Capileira la (dé)voilée

J’arrivai à Capileira vers 19 heures 15. Le soleil s’était déjà couché derrière l’horizon dans de rougeoyants jeux de couleur. Je pus voir les lumières du village dans ses ruelles escarpées et depuis ses hauteurs étoilées, mais la bourgade maure demeurait aussi mystérieuse qu’une femme voilée. Ses quelques maisons blanches et son clocher phosphorescent n’étaient qu’un regard brillant au cœur de l’obscurité. L’immensité était recouverte d’un pudique voile noir, lancé sur des formes et des courbes qu’on savait exister mais qu’on ne pouvait même pas deviner. Il faudrait attendre le feu de l’aube pour que s’embrase et se désintègre le niqab obscur au plus grand plaisir de mes yeux émerveillés.

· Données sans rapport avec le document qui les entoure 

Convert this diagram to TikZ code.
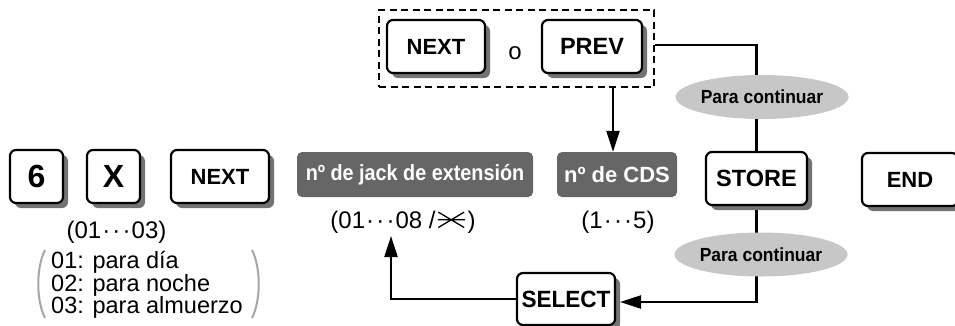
\documentclass[tikz,border=0pt]{standalone}
\usepackage{fontspec}
\setmainfont{Liberation Sans}
\usetikzlibrary{arrows.meta,shapes.geometric,calc,backgrounds}
\newcommand{\dd}{\kern1pt·\kern2.2pt·\kern2.2pt·\kern1pt}
\begin{document}
\begin{tikzpicture}[x=1pt,y=-1pt,
  key/.style={draw,line width=2.2pt,rounded corners=6pt,fill=white,inner sep=0pt,
    minimum height=53pt,font=\bfseries\fontsize{23.5}{23.5}\selectfont,
    preaction={fill=black!55,transform canvas={shift={(5pt,-5pt)}}}},
  gbox/.style={fill=black!60,rounded corners=5pt,text=white,inner sep=0pt,
    minimum height=45pt,font=\bfseries\fontsize{22}{22}\selectfont},
  ell/.style={ellipse,fill=black!22,inner sep=0pt,minimum width=143pt,minimum height=44pt,
    font=\bfseries\fontsize{19}{19}\selectfont},
  txt/.style={inner sep=0pt,font=\fontsize{24}{24}\selectfont},
  ln/.style={line width=2.2pt},
  arr/.style={-{Triangle[length=21pt,width=13pt]}}
]
\useasboundingbox (0,0) rectangle (955,325);
\clip (0,0) rectangle (955,325);

% keys
\node[key,minimum width=53pt,font=\bfseries\fontsize{32}{32}\selectfont] (k6) at (36.5,176.5) {6};
\node[key,minimum width=53pt,font=\bfseries\fontsize{32}{32}\selectfont] (kx) at (113.5,176.5) {X};
\node[key,minimum width=98pt,font=\bfseries\fontsize{22}{22}\selectfont] (knext) at (220,176.5) {NEXT};

\node[draw,line width=2.2pt,dash pattern=on 7pt off 4.5pt,minimum width=275pt,minimum height=77pt,inner sep=0pt] (grp) at (516.5,48.5) {};
\node[key,minimum width=98pt,font=\bfseries\fontsize{22}{22}\selectfont] (tnext) at (436,46.5) {NEXT};
\node[font=\fontsize{24}{24}\selectfont] (or) at (515,53) {o};
\node[key,minimum width=100pt] (tprev) at (592,46.5) {PREV};

\node[gbox,minimum width=236pt] (jack) at (415,174.5) {\scalebox{0.9}[1]{nº de jack de extensión}};
\node[gbox,minimum width=120pt] (cds) at (617,174.5) {nº de CDS};

\node[key,minimum width=101pt] (store) at (756.5,178.5) {STORE};
\node[key,minimum width=96pt,font=\bfseries\fontsize{22}{22}\selectfont] (end) at (910,179.5) {END};
\node[key,minimum width=98pt,minimum height=52pt] (sel) at (566,299) {\scalebox{0.96}[1]{SELECT}};

\node[ell] (c1) at (762,97) {\scalebox{0.92}[1]{Para continuar}};
\node[ell] (c2) at (761,254.5) {\scalebox{0.92}[1]{Para continuar}};

% texts
\node[txt] (r1) at (116.5,232) {(01\dd03)};
\node[txt] (r2) at (403,222) {(01\dd08 /\kern2pt\hspace{27pt}\kern3pt)};
\node[txt] (r3) at (618,222) {(1\dd5)};
\node[txt,align=left,anchor=north west,font=\fontsize{23.5}{22.5}\selectfont] (opts) at (51,251)
  {01: para día\\02: para noche\\03: para almuerzo};
\draw[black!35,line width=2pt] (45,250) .. controls (36,268) and (36,300) .. (45,318);
\draw[black!35,line width=2pt] (252,250) .. controls (261,268) and (261,300) .. (252,318);

% six-spoke asterisk symbol (no installed font has it)
\coordinate (sc) at ($(r2.east)+(-24.5,-2.2)$);
\draw[line width=1.3pt] ($(sc)+(-13.5,0)$) -- ($(sc)+(13.5,0)$)
  ($(sc)+(-12.9,-7.7)$) -- ($(sc)+(12.9,7.7)$)
  ($(sc)+(-12.9,7.7)$) -- ($(sc)+(12.9,-7.7)$);

\coordinate (grpout) at (613,87);
\coordinate (r2tip) at (391,236);
\coordinate (selin) at (620,302);

\begin{scope}[on background layer]
\draw[ln] ($(grp.east)+(0,-3.5)$) -| (store.north);
\draw[ln,arr] (store.south) |- (selin);
\draw[ln,arr] (sel.west) -| (r2tip);
\end{scope}
\draw[ln,arr] (grpout) -- (grpout |- cds.north);
\end{tikzpicture}
\end{document}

Mais le matin fut sombre et bruyant. La tempête giflait de pluie l’importun prêt à se risquer dans le village, et ses sifflements intempestifs avertissaient avec autorité tous les autres qu’ils faisaient bien de rester cloîtrés chez eux. Je tentai bien une sortie, mais elle s’arrêta sur le pas de la porte d’entrée de l’hôtel, sous un préau. Je vis à peine, translucide derrière les rafales, la vague forme d’une montagne imposante, et rebroussai chemin, fouetté de pluie pour mon impertinence.

Ce fut la femme de ménage qui me signala que, si le vent soufflait encore, l’averse avait cessé. Comme les prévisions météorologiques n’auguraient rien de bon pour la suite de la journée et que mon corps rappelait à mon esprit que lui aussi avait des besoins, je partis vers le premier magasin. Les ruelles détrempées étaient balayées par Éole. Des filets d’eau s’écoulaient au milieu des venelles pentues, engloutis par le premier égout venu. Des visages apparaissaient çà et là.

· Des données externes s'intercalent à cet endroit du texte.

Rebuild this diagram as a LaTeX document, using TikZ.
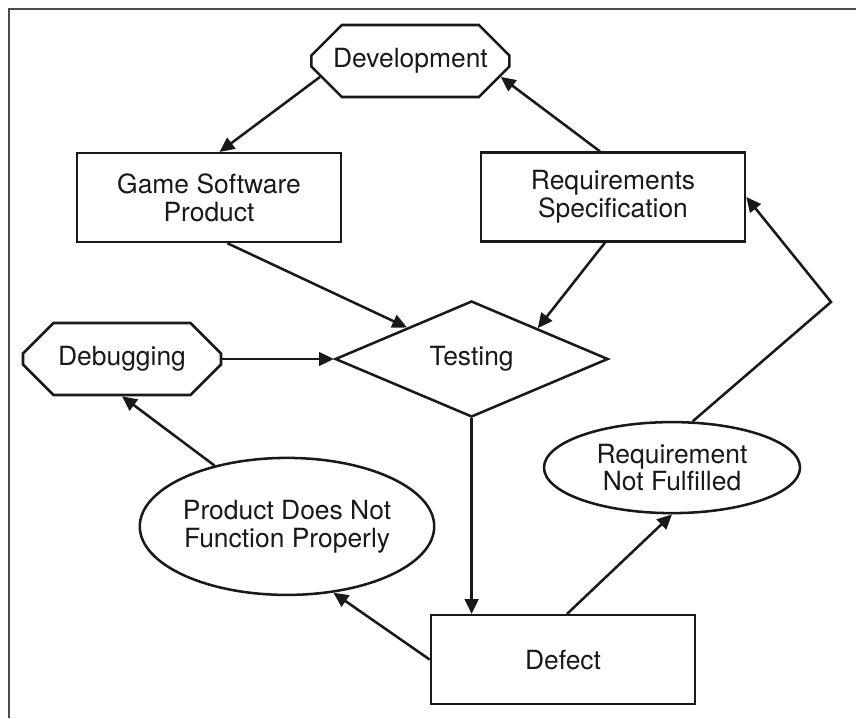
\documentclass[tikz,border=0pt]{standalone}
\usepackage{fontspec}
\setmainfont{TeX Gyre Heros}
\usetikzlibrary{arrows.meta,positioning,shapes.geometric,shapes.misc,calc}

\begin{document}
\begin{tikzpicture}[
    line width=1.8pt,
    every node/.style={font=\fontsize{18.8}{19.8}\selectfont, align=center, text=black!90},
    block/.style={draw=black!90, rectangle, minimum width=6.6cm, minimum height=2.22cm},
    octa/.style={draw=black!90, chamfered rectangle, chamfered rectangle xsep=0.6cm, chamfered rectangle ysep=0.45cm, minimum width=4.95cm, minimum height=1.8cm, inner sep=0pt},
    decision/.style={draw=black!90, diamond, minimum width=6.825cm, minimum height=2.9cm, inner sep=0pt},
    outcome/.style={draw=black!90, ellipse, inner sep=0pt},
    arrow/.style={-{Triangle[length=3.7mm,width=3.4mm]}, draw=black!90}
  ]
    \useasboundingbox (0,0) rectangle (21.4,-17.95);
    \draw[black!70, line width=1.4pt] (0.225,-17.95) -- (0.225,-0.225) -- (21.4,-0.225);

    \node[octa] (dev) at (10.26,-1.525) {Development};
    \node[block] (game) at (5.225,-4.94) {Game Software\\Product};
    \node[block] (req) at (15.325,-4.925) {Requirements\\Specification};
    \node[decision] (test) at (11.79,-8.975) {Testing};
    \node[octa] (debug) at (3.05,-8.975) {Debugging};
    \node[outcome, minimum width=7.3cm, minimum height=3.425cm] (prod) at (7.175,-13.16) {Product Does Not\\Function Properly};
    \node[outcome, minimum width=6.4cm, minimum height=2.275cm] (reqnf) at (16.8,-11.69) {Requirement\\Not Fulfilled};
    \node[block] (defect) at (14.075,-16.49) {Defect};
    \coordinate (bend) at (20.775,-7.55);

    \draw[arrow] (dev.190) -- (game.77);
    \draw[arrow] (req.106) -- (dev.350);
    \draw[arrow] (game.-68) -- (test.154);
    \draw[arrow] (req.-100) -- (test.25);
    \draw[arrow] (debug.east) -- (test.west);
    \draw[arrow] (test.south) -- (test.south |- defect.north);
    \draw[arrow] (defect.west) -- (prod.-55);
    \draw[arrow] (prod.140) -- (debug.south);
    \draw[arrow] ([xshift=1mm]defect.north) -- (reqnf.south);
    \draw[arrow] (reqnf.66) -- (bend) -- (req.east);
  \end{tikzpicture}
\end{document}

Puisque l’accalmie semblait s’accroître lorsque je sortis du Coviran, j’en profitai pour prendre de l’altitude. Je montai le petit chemin caillouteux de la veille dans l’espoir d’enfin connaître Capileira — car, pour moi, Capileira ne se limitait pas à une bourgade de cent foyers, non, elle s’étendait endormie sur un flanc de montagne, ses plis, ses gouffres, ses pierres et sa végétation.

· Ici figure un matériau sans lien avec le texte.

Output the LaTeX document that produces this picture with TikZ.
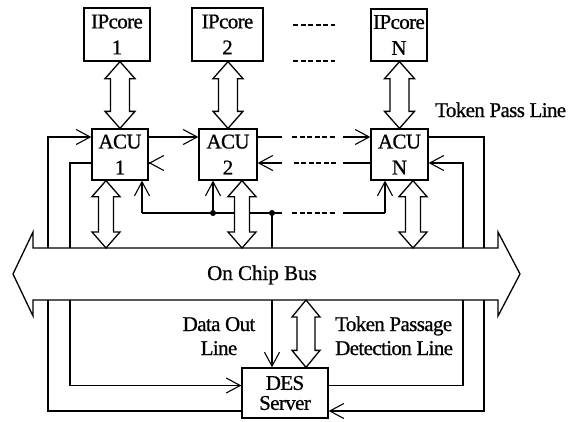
\documentclass[tikz,border=0pt]{standalone}
\usepackage{fontspec}
\setmainfont{Liberation Serif}[LetterSpace=-3.0, FakeBold=0.8]
\newfontfamily\busfont{Liberation Serif}[FakeBold=0.8]
\usetikzlibrary{arrows.meta,calc}
\pgfdeclarelayer{background}
\pgfsetlayers{background,main}

% vertical hollow double arrow: head half width, shaft half width, head length, top point, bottom point
\newcommand\fatarrow[5]{%
  \filldraw[fat] let \p1=#4, \p2=#5 in
    (\x1,\y1) -- (\x1+#1pt,\y1-#3pt) -- (\x1+#2pt,\y1-#3pt) -- (\x1+#2pt,\y2+#3pt)
    -- (\x1+#1pt,\y2+#3pt) -- (\x1,\y2) -- (\x1-#1pt,\y2+#3pt) -- (\x1-#2pt,\y2+#3pt)
    -- (\x1-#2pt,\y1-#3pt) -- (\x1-#1pt,\y1-#3pt) -- cycle;}

\tikzset{
  box/.style={draw, line width=1.3pt, fill=white, align=center, inner sep=0pt,
    font=\fontsize{21}{26}\selectfont},
  wire/.style={line width=1.1pt},
  feed/.style={wire, -{Straight Barb[length=14pt,width=15pt]}},
  gapline/.style={wire, dash pattern=on 5pt off 2.5pt},
  fat/.style={draw, fill=white, line width=1.3pt, line join=miter},
  junction/.style={circle, fill=black, inner sep=0pt, minimum size=6pt},
  label/.style={font=\fontsize{21}{24}\selectfont, inner sep=0pt},
}

\begin{document}
\begin{tikzpicture}[x=1pt, y=-1pt]
\useasboundingbox (0,0) rectangle (573,421);

% rows and columns used by the wiring
\coordinate (tA) at (0,137);
\coordinate (tB) at (0,163);
\coordinate (tC) at (0,213);
\coordinate (dA) at (0,385.5);
\coordinate (dB) at (0,411);
\coordinate (busT) at (0,248);
\coordinate (busB) at (0,300);
\coordinate (xL1) at (48,0);
\coordinate (xL2) at (70,0);
\coordinate (xR1) at (484,0);
\coordinate (xR2) at (463,0);
\coordinate (g1) at (282,0);
\coordinate (g2) at (292,0);
\coordinate (g3) at (336,0);
\coordinate (g4) at (343,0);
\coordinate (b1) at (142,0);
\coordinate (b2) at (213,0);
\coordinate (b3) at (272,0);
\coordinate (bn) at (385,0);
\coordinate (f1) at (106,0);
\coordinate (f2) at (242,0);
\coordinate (fn) at (413,0);
\coordinate (fd) at (306,0);

% blocks
\node[box, minimum width=66pt, minimum height=53pt] (ip1) at (117,34.5) {IPcore\\1};
\node[box, minimum width=71pt, minimum height=53pt] (ip2) at (227.5,34.5) {IPcore\\2};
\node[box, minimum width=56pt, minimum height=52pt] (ipn) at (399,35) {IPcore\\N};
\node[box, minimum width=56pt, minimum height=51pt] (acu1) at (120,154.5) {ACU\\1};
\node[box, minimum width=58pt, minimum height=51pt] (acu2) at (228,154.5) {ACU\\2};
\node[box, minimum width=57pt, minimum height=51pt] (acun) at (399.5,154.5) {ACU\\N};
\node[box, minimum width=86pt, minimum height=50pt, font=\fontsize{21}{20}\selectfont] (des) at (285,393) {DES\\Server};

% continuation marks between core 2 and core N
\coordinate (d1) at (293,25);
\coordinate (d2) at (335,25);
\coordinate (d3) at (293,61);
\coordinate (d4) at (335,61);
\draw[gapline] (d1) -- (d2);
\draw[gapline] (d3) -- (d4);

\begin{pgfonlayer}{background}
% token ring, forward direction
\draw[feed] (des.west |- dB) -- (xL1 |- dB) -- (xL1 |- tA) -- (acu1.west |- tA);
\draw[feed] (acu1.east |- tA) -- (acu2.west |- tA);
\draw[wire] (acu2.east |- tA) -- (g1 |- tA);
\draw[gapline] (g2 |- tA) -- (g3 |- tA);
\draw[feed] (g4 |- tA) -- (acun.west |- tA);
\draw[feed] (acun.east |- tA) -- (xR1 |- tA) -- (xR1 |- dB) -- (des.east |- dB);
% token ring, reverse direction
\draw[feed] (des.east |- dA) -- (xR2 |- dA) -- (xR2 |- tB) -- (acun.east |- tB);
\draw[wire] (acun.west |- tB) -- (g4 |- tB);
\draw[gapline] (g3 |- tB) -- (g2 |- tB);
\draw[feed] (g1 |- tB) -- (acu2.east |- tB);
\draw[feed] ($(acu1.east |- tB)+(0.5,0)$) -- (acu1.east |- tB);
\draw[feed] (acu1.west |- tB) -- (xL2 |- tB) -- (xL2 |- dA) -- (des.west |- dA);
% data out line
\draw[feed] (b1 |- tC) -- (b1 |- acu1.south);
\draw[wire] (b1 |- tC) -- (g1 |- tC);
\draw[gapline] (g2 |- tC) -- (g3 |- tC);
\draw[wire] (g4 |- tC) -- (bn |- tC);
\draw[feed] (bn |- tC) -- (bn |- acun.south);
\draw[feed] (b2 |- tC) -- (b2 |- acu2.south);
\draw[feed] (b3 |- tC) -- (b3 |- des.north);
\end{pgfonlayer}

\node[junction] (j1) at (b2 |- tC) {};
\node[junction] (j2) at (b3 |- tC) {};

% on chip bus
\filldraw[fat] (13,274) -- (33,232) -- (33,248) -- (498,248) -- (498,232)
  -- (520,274) -- (498,316) -- (498,300) -- (33,300) -- (33,316) -- cycle;
\node[label, anchor=base, font=\busfont\fontsize{21}{24}\selectfont] (bus) at (262,280) {On Chip Bus};

% hollow double arrows
\fatarrow{15}{9.5}{17}{(acu1.north |- ip1.south)}{(acu1.north)}
\fatarrow{15}{9.5}{17}{(acu2.north |- ip2.south)}{(acu2.north)}
\fatarrow{15}{9.5}{17}{(acun.north |- ipn.south)}{(acun.north)}
\fatarrow{14}{7.5}{16}{(f1 |- acu1.south)}{(f1 |- busT)}
\fatarrow{14}{7.5}{16}{(f2 |- acu2.south)}{(f2 |- busT)}
\fatarrow{14}{7.5}{16}{(fn |- acun.south)}{(fn |- busT)}
\fatarrow{14}{9}{17}{(fd |- busB)}{(fd |- des.north)}

% labels
\node[label, anchor=base west] (tpl) at (435,117) {Token Pass Line};
\node[label, align=center, anchor=base] (dol) at (219,355) {Data Out\\Line};
\node[label, align=left, anchor=base west] (tpd) at (335,355) {Token Passage\\Detection Line};
\end{tikzpicture}
\end{document}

Je me retournai et, si je vis nettement le village blanc et ses cheminées fumantes, j’eus la désagréable surprise de découvrir qu’un voile gris avait remplacé le noir de la veille partout autour. Un énorme nuage s’était engouffré dans le ravin en contrebas et, virevoltant, tirant des langues grises par-dessus ma tête pour mieux censurer les quelques pics que j’apercevais peu avant, s’apprêtait à engloutir la plateforme que j’avais gagnée. Un juron espagnol sortit de ma bouche grimaçante. Le voile s’abattit sur Capileira puis sur moi-même à une vitesse fulgurante, se métamorphosa en burqa paralysante. De la buée me caressa furtivement le visage.

Enfin, sur les hauteurs apparut un trou, un trou dans lequel dormaient les cimes enneigées d’une montagne et un ciel bleu. Capileira, je le savais, allait se dévêtir aussi rapidement qu’elle s’était couverte : comme bien des femmes, elle est prompte à récompenser la patience.